In total, they found 823 dinosaur and 443 pterosaur footprints Haenam. It is the largest pterosaur (the earliest vertebrates known to have evolved powered flight. The most famous pterosaur is the pterodactyl) print site in the world. They also found the world’s oldest webbed bird footprint, dating back 85 million years. In fact, Haenam is unique in being the only site in the world where footprints of dinosaurs, pterosaurs, birds and arthropods (ancient arachnids, crustaceans and insects) have been found in the same locale.
Professor Huh’s next excavation brought him to Hwasun, where he explained that to date his team have uncovered more than 1,800 wide-ranging dinosaur footprints, as well as a trackway which exhibits the fastest speed of any dinosaur in Korea. In Yeosu, they found the world’s longest ornithopod (small, bipedal plant-eating dinosaurs, often birdlike) trackway in the world, amongst 3,853 other footprints.
Goseong, further down the coast towards Busan, has also proven to be a fruitful location for
Professor Huh. In times gone by, Korea’s second city was nothing but water: a huge lake, comparable in size to Lake Superior. As such, it too proved a popular habitat for dinosaurs and has the world’s highest density of dinosaur footprints, with over 5,000 being located, across many different species.

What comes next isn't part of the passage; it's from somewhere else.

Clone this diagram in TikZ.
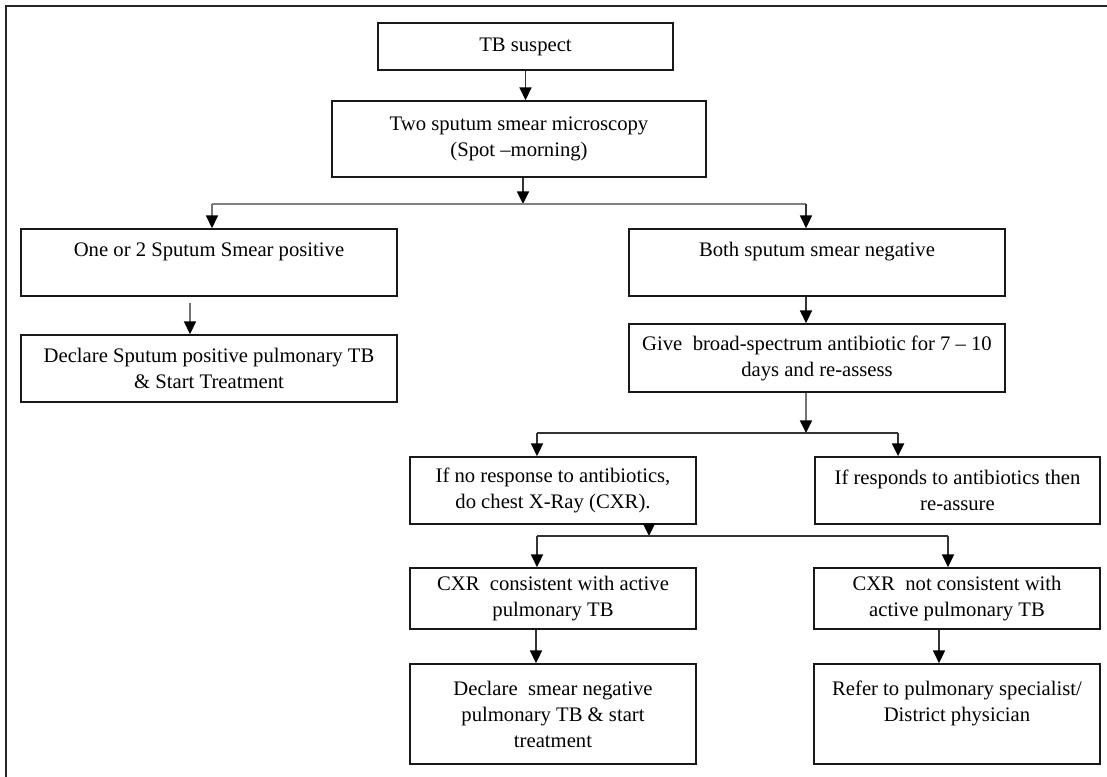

But it was in Boseong that Professor Huh’s remarkable and ultimate achievement was to be unveiled. Unsurprisingly, he beams as he proudly shows me the remains of a skeleton. Koreanosaurus Boseongensis is smaller than you might think. “Jurassic Park was just a movie,” the Professor explains, smiling. “It really wasn’t historically accurate.” The team, too, were initially surprised by the finding. Most of the footprints in the area are indicative of much larger creatures: they were puzzled by the remains.

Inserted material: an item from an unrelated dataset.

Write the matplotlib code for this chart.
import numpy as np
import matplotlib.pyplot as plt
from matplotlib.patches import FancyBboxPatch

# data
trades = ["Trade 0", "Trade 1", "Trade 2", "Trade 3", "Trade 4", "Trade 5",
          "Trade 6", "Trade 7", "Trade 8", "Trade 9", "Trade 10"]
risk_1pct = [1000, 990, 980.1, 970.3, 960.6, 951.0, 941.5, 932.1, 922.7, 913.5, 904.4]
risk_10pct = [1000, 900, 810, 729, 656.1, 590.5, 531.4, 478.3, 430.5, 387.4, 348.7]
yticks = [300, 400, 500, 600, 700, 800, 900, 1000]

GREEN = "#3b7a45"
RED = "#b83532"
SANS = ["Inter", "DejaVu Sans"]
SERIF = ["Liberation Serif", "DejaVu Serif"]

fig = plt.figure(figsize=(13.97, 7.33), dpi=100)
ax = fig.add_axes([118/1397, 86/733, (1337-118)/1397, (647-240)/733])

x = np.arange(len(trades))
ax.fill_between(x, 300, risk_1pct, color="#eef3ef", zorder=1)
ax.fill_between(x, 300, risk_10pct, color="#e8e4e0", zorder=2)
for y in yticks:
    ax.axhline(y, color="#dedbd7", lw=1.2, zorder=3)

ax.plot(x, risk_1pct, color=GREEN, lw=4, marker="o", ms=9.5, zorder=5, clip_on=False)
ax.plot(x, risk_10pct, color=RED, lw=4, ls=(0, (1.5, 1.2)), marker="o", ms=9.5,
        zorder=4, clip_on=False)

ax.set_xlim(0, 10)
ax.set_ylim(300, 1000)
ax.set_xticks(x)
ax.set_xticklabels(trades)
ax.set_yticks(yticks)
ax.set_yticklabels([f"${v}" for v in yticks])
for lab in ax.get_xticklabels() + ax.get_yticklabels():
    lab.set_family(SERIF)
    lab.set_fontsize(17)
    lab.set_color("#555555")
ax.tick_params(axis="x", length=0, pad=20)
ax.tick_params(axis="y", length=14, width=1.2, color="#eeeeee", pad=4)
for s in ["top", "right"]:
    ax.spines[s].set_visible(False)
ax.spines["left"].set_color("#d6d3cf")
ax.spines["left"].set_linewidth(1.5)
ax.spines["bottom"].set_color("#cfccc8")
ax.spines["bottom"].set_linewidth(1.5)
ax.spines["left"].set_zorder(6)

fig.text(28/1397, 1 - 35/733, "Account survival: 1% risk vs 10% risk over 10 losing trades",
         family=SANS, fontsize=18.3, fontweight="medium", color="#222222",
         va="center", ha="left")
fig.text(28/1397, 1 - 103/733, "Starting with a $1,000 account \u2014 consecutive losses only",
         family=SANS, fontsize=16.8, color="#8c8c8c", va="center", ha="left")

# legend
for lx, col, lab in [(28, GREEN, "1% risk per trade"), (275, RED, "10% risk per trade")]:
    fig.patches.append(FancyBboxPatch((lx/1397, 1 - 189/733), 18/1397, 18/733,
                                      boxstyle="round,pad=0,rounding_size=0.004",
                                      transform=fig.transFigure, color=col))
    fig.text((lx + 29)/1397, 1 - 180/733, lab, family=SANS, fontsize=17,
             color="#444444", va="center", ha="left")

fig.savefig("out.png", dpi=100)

The Korean team’s expertise is mostly in footprints. They enlisted Pascal Godefroit, a paleontologist from Belgium to confirm that the Koreanosaurus is, indeed, unique to Korea only. It is assumed that it moved primarily on all fours, because of its overall body-plan and the location of the discovery. This, in itself, is an uncommon feature.
Professor Huh continues: “We think it was capable of digging, because of the position of its arms. This would have helped it to find shelter and digging holes with which to lay eggs and raise its young. It was an ornithopod with long legs and neck, but with shorter hindlegs. We believe it moved quite slowly.”
The Professor explained that Koreanosaurus was about a metre tall, and 2.5 long. It weighed about one hundred kilograms and lived in the late Cretaceous period (99.6 million to 65.5 million years ago). The discovery is his most exciting yet, he admits, but there is much work to be done. The next task to hand is to examine and try to establish links between bones and eggs found in the area. Watching the research student buzz round the lab, it’s easy to see that they won’t stop until they have answers.
As Professor Huh places a one hundred million year old bone in my hand, I can’t help but reflect on the minor role in world history human beings have played. We have roamed the earth, in our current form, for a mere two hundred thousand years. Dinosaurs ruled the domain for over three hundred million. The dinosaurs of Korea were wiped out by a series of comets and volcanoes (which resulted in the formation of amongst others, Mudeung Mountain). We may just be doing similarly devastating damage; all within the blink of an eye that has been our lifespan.